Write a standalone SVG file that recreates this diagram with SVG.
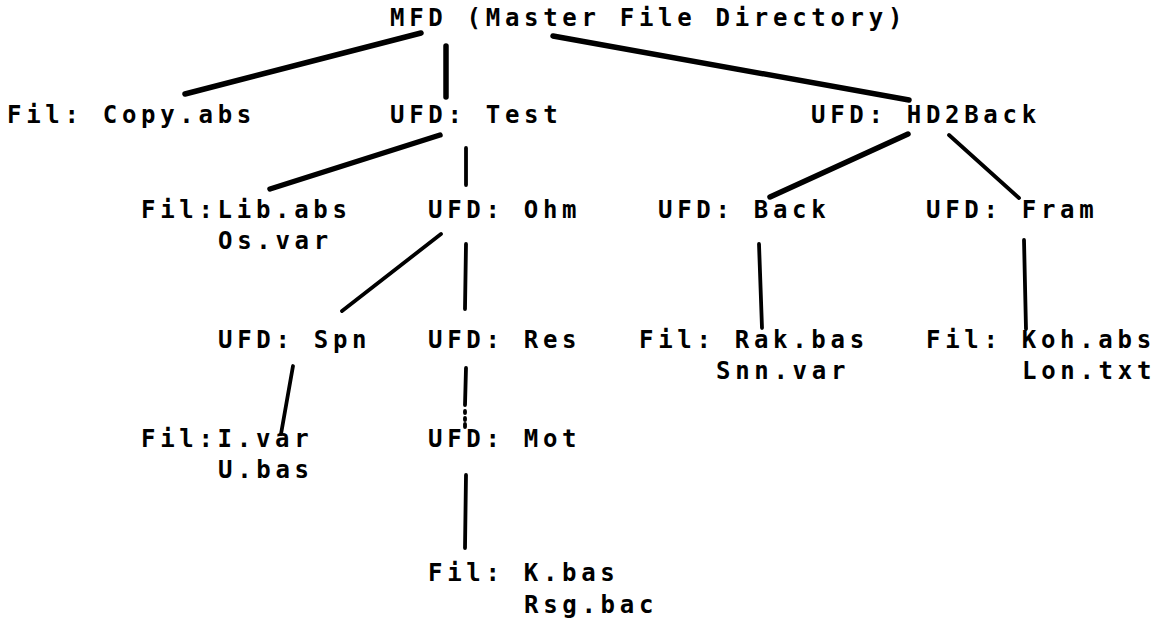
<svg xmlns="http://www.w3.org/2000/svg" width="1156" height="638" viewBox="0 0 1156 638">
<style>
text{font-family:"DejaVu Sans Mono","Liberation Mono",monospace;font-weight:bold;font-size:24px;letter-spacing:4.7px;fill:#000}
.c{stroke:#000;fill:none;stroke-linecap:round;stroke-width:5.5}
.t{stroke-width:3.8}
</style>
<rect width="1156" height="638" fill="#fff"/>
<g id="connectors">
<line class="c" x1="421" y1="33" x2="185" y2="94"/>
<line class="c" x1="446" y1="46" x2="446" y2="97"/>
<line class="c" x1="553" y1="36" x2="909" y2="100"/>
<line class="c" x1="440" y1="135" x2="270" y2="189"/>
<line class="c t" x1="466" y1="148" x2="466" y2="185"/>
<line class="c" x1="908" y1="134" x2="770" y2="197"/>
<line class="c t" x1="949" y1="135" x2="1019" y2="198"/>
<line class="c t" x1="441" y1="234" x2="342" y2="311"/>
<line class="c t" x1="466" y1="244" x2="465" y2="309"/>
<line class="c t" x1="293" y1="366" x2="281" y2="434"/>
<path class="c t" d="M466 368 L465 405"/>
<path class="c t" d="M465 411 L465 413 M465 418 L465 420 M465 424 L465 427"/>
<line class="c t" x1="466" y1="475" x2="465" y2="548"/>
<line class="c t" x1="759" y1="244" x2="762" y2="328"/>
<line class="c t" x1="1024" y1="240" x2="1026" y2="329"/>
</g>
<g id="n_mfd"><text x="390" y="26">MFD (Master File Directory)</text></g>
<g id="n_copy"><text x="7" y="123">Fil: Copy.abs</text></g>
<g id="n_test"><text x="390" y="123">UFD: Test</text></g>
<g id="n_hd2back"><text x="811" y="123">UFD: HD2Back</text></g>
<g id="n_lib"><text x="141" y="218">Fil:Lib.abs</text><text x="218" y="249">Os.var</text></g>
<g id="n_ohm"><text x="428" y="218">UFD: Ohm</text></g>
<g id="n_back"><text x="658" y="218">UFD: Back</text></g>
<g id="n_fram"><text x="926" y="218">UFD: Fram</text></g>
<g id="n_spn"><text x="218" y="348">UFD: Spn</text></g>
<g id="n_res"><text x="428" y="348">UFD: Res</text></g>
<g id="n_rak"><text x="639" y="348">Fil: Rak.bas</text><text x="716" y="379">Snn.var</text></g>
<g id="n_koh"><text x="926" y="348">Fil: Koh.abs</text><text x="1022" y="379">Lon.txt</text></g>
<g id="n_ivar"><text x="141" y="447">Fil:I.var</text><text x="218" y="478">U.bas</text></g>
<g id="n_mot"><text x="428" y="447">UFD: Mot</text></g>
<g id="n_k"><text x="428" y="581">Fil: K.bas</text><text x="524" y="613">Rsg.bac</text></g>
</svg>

===============

• **Stated exercise**: Transcribe the listing above verbatim. Omit the pictures.

• **Solution for this problem**:
Write a standalone SVG file that recreates this diagram with SVG.
<svg xmlns="http://www.w3.org/2000/svg" width="1156" height="638" viewBox="0 0 1156 638">
<style>
text{font-family:"DejaVu Sans Mono","Liberation Mono",monospace;font-weight:bold;font-size:24px;letter-spacing:4.7px;fill:#000}
.c{stroke:#000;fill:none;stroke-linecap:round;stroke-width:5.5}
.t{stroke-width:3.8}
</style>
<rect width="1156" height="638" fill="#fff"/>
<g id="connectors">
<line class="c" x1="421" y1="33" x2="185" y2="94"/>
<line class="c" x1="446" y1="46" x2="446" y2="97"/>
<line class="c" x1="553" y1="36" x2="909" y2="100"/>
<line class="c" x1="440" y1="135" x2="270" y2="189"/>
<line class="c t" x1="466" y1="148" x2="466" y2="185"/>
<line class="c" x1="908" y1="134" x2="770" y2="197"/>
<line class="c t" x1="949" y1="135" x2="1019" y2="198"/>
<line class="c t" x1="441" y1="234" x2="342" y2="311"/>
<line class="c t" x1="466" y1="244" x2="465" y2="309"/>
<line class="c t" x1="293" y1="366" x2="281" y2="434"/>
<path class="c t" d="M466 368 L465 405"/>
<path class="c t" d="M465 411 L465 413 M465 418 L465 420 M465 424 L465 427"/>
<line class="c t" x1="466" y1="475" x2="465" y2="548"/>
<line class="c t" x1="759" y1="244" x2="762" y2="328"/>
<line class="c t" x1="1024" y1="240" x2="1026" y2="329"/>
</g>
<g id="n_mfd"><text x="390" y="26">MFD (Master File Directory)</text></g>
<g id="n_copy"><text x="7" y="123">Fil: Copy.abs</text></g>
<g id="n_test"><text x="390" y="123">UFD: Test</text></g>
<g id="n_hd2back"><text x="811" y="123">UFD: HD2Back</text></g>
<g id="n_lib"><text x="141" y="218">Fil:Lib.abs</text><text x="218" y="249">Os.var</text></g>
<g id="n_ohm"><text x="428" y="218">UFD: Ohm</text></g>
<g id="n_back"><text x="658" y="218">UFD: Back</text></g>
<g id="n_fram"><text x="926" y="218">UFD: Fram</text></g>
<g id="n_spn"><text x="218" y="348">UFD: Spn</text></g>
<g id="n_res"><text x="428" y="348">UFD: Res</text></g>
<g id="n_rak"><text x="639" y="348">Fil: Rak.bas</text><text x="716" y="379">Snn.var</text></g>
<g id="n_koh"><text x="926" y="348">Fil: Koh.abs</text><text x="1022" y="379">Lon.txt</text></g>
<g id="n_ivar"><text x="141" y="447">Fil:I.var</text><text x="218" y="478">U.bas</text></g>
<g id="n_mot"><text x="428" y="447">UFD: Mot</text></g>
<g id="n_k"><text x="428" y="581">Fil: K.bas</text><text x="524" y="613">Rsg.bac</text></g>
</svg>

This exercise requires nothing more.